Momotombo volcano, Nicaragua, began erupting in December 2015 after 105 years of dormancy. Within weeks of the eruption onset, an international team of scientists began interdisciplinary studies investigating the geophysical and geochemical processes of the eruption. Our work included the installation of new seismic and geodetic networks, sampling of lava flows and ashes for geochemical and petrographic analyses, and the collection and analysis of space and ground-based radar data. Momotombo volcano has been seismically restless since at least the 1980's, when modern records are first available. Beginning in September 2013, discrete seismic swarms including events up to M4 and depths of 20 km occurred periodically. On April 10, 2014 an M6.1 earthquake occurred in Lake Managua displacing the southern flank of the volcano more than 5 cm as measured at a continuous GPS (cGPS) site. A major seismic swarm, which included an M4.7 earthquake, began on November 24, 2015, and culminated in gas and ash eruptions beginning at 7:49 am (local time) on December 1, 2015. By the evening of December 1, Momotombo was in strombolian eruption with columns to ~1 km and a lava flow advancing down the northern flank.
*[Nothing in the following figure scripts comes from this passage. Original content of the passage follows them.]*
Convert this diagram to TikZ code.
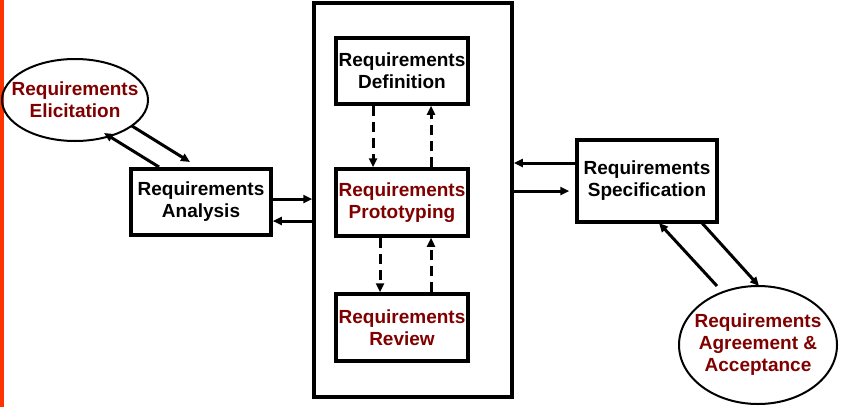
\documentclass[tikz,border=0pt]{standalone}
\usepackage{fontspec}
\setmainfont{Liberation Sans}
\usetikzlibrary{shapes.geometric,arrows.meta,calc}
\definecolor{maroon}{HTML}{800000}
\definecolor{sidebar}{HTML}{FF3300}
\tikzset{
  lbl/.style={inner sep=0pt, align=center, font=\fontsize{19}{22}\selectfont\bfseries},
  box/.style={draw, line width=3.5pt, rectangle, lbl},
  oval/.style={draw, line width=2pt, ellipse, inner sep=0pt},
  arr/.style={line width=3pt, -{Triangle[length=9pt,width=8pt]}},
  darr/.style={line width=3pt, dash pattern=on 10pt off 6pt, -{Triangle[length=9pt,width=8pt]}}
}
\begin{document}
\begin{tikzpicture}[x=1pt,y=-1pt]
\useasboundingbox (0,0) rectangle (842,407);
\fill[sidebar] (0,0) rectangle (4,407);
% big container
\node[box, minimum width=198pt, minimum height=394pt] (big) at (413,200) {};
% inner boxes
\node[box, minimum width=132pt, minimum height=66pt] (def) at (402,71) {Requirements\\Definition};
\node[box, minimum width=132pt, minimum height=67pt, text=maroon] (proto) at (402,202.5) {Requirements\\Prototyping};
\node[box, minimum width=132pt, minimum height=67pt, text=maroon] (rev) at (402,327.5) {Requirements\\Review};
% side boxes
\node[box, minimum width=140pt, minimum height=66pt] (ana) at (201,202) {Requirements\\Analysis};
\node[box, minimum width=140pt, minimum height=82pt] (spec) at (647,181) {Requirements\\Specification};
% ellipses
\node[oval, minimum width=146pt, minimum height=82pt] (eli) at (75,100) {};
\node[lbl, text=maroon] (eliT) at (eli.center) {Requirements\\Elicitation};
\node[oval, minimum width=158pt, minimum height=118pt] (agr) at (758,345) {};
\node[lbl, text=maroon] (agrT) at (agr.center) {Requirements\\Agreement \&\\Acceptance};
% dashed arrows inside
\draw[darr] ([xshift=-29pt]def.south) -- ([xshift=-29pt]proto.north);
\draw[darr] ([xshift=29pt]proto.north) -- ([xshift=29pt]def.south);
\draw[darr] ([xshift=-22pt]proto.south) -- ([xshift=-22pt]rev.north);
\draw[darr] ([xshift=29pt]rev.north) -- ([xshift=29pt]proto.south);
% analysis <-> big box
\draw[arr] ([yshift=3pt]ana.east) -- ([yshift=3pt]ana.east -| big.west);
\draw[arr] ([yshift=-19pt]ana.east -| big.west) -- ([yshift=-19pt]ana.east);
% big box <-> spec
\draw[arr] ([yshift=18pt]spec.west) -- ([yshift=18pt]spec.west -| big.east);
\draw[arr] ([yshift=-10pt]spec.west -| big.east) -- ([xshift=-6pt,yshift=-10pt]spec.west);
% elicitation <-> analysis
\draw[arr] ($(eli.center)+(57,26)$) -- ($(ana.center)+(-11,-40)$);
\draw[arr] ($(ana.center)+(-42,-35)$) -- ($(eli.center)+(29,33)$);
% spec <-> agreement
\draw[arr] ($(agr.center)+(-41,-59)$) -- ($(spec.center)+(12,42)$);
\draw[arr] ($(spec.center)+(55,42)$) -- ($(agr.center)+(1,-59)$);
\end{tikzpicture}
\end{document}
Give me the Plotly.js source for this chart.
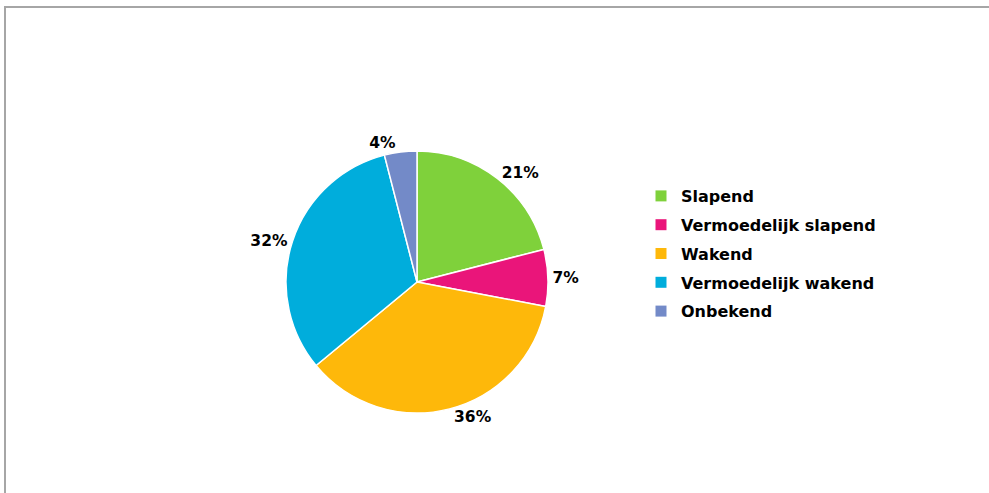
<!DOCTYPE html>
<html>
<head>
<meta charset="utf-8">
<script src="https://cdn.plot.ly/plotly-3.0.1.min.js"></script>
<style>
html,body{margin:0;padding:0;background:#fff;}
#chart{width:989px;height:493px;}
</style>
</head>
<body>
<div id="chart"></div>
<script>
const categories = ["Slapend", "Vermoedelijk slapend", "Wakend", "Vermoedelijk wakend", "Onbekend"];
const percentages = [21, 7, 36, 32, 4];
const sliceColors = ["#7FD13B", "#EA157A", "#FEB80A", "#00ADDC", "#738AC8"];

const W = 989, H = 493;
const cx = 417, cy = 282, r = 131;
const FONT = "'DejaVu Sans', 'Open Sans', sans-serif";

const pieTrace = {
  type: "pie",
  labels: categories,
  values: percentages,
  sort: false,
  direction: "clockwise",
  rotation: 0,
  showlegend: false,
  marker: { colors: sliceColors, line: { color: "#ffffff", width: 1.5 } },
  texttemplate: "%{value}%",
  textposition: "outside",
  outsidetextfont: { family: FONT, size: 15.5, color: "#000000", weight: "bold" },
  domain: { x: [(cx - r) / W, (cx + r) / W], y: [(H - cy - r) / H, (H - cy + r) / H] },
  hoverinfo: "label+percent"
};

// legend entries (one per category, own group so the gap between them can be set)
const legendTraces = categories.map((name, i) => ({
  type: "scatter", mode: "markers",
  x: [null], y: [null],
  name: name, legendgroup: "g" + i, showlegend: true,
  marker: { symbol: "square", size: 11, color: sliceColors[i], line: { width: 0 } },
  hoverinfo: "skip"
}));

const layout = {
  width: W, height: H,
  margin: { l: 0, r: 0, t: 0, b: 0 },
  paper_bgcolor: "#ffffff",
  plot_bgcolor: "rgba(0,0,0,0)",
  xaxis: { visible: false, fixedrange: true },
  yaxis: { visible: false, fixedrange: true },
  showlegend: true,
  legend: {
    x: 641 / W, y: (H - 179) / H, xanchor: "left", yanchor: "top",
    font: { family: FONT, size: 16, color: "#000000", weight: "bold" },
    bgcolor: "rgba(0,0,0,0)",
    traceorder: "grouped",
    tracegroupgap: 5
  },
  shapes: [{
    type: "rect", xref: "paper", yref: "paper",
    x0: 5 / W, x1: 1.05, y0: -0.05, y1: (H - 7) / H,
    line: { color: "#a6a6a6", width: 2 }, fillcolor: "rgba(0,0,0,0)"
  }]
};

Plotly.newPlot("chart", [pieTrace, ...legendTraces], layout, { staticPlot: true, displayModeBar: false });
</script>
</body>
</html>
To date, there have been over 435 explosions as detected by seismic data and visually on webcam imagery, with the last explosion on April 7, 2016. Utilizing cGPS and episodic GPS observations and radar interferometry (InSAR), we did not detect any significant pre-, co-, or post-eruptive magmatic deformation. Lava samples collected from the 2015, 1905, and pre-1905 eruptions are all basaltic andesites with nearly identical major and trace element compositions, suggesting a long-lived magma body. Concentrations of metals and volatiles in ash leachates decrease over time in the first two days of the eruption. Our interdisciplinary studies allow for an integrated analysis of this strombolian eruption and its hazards.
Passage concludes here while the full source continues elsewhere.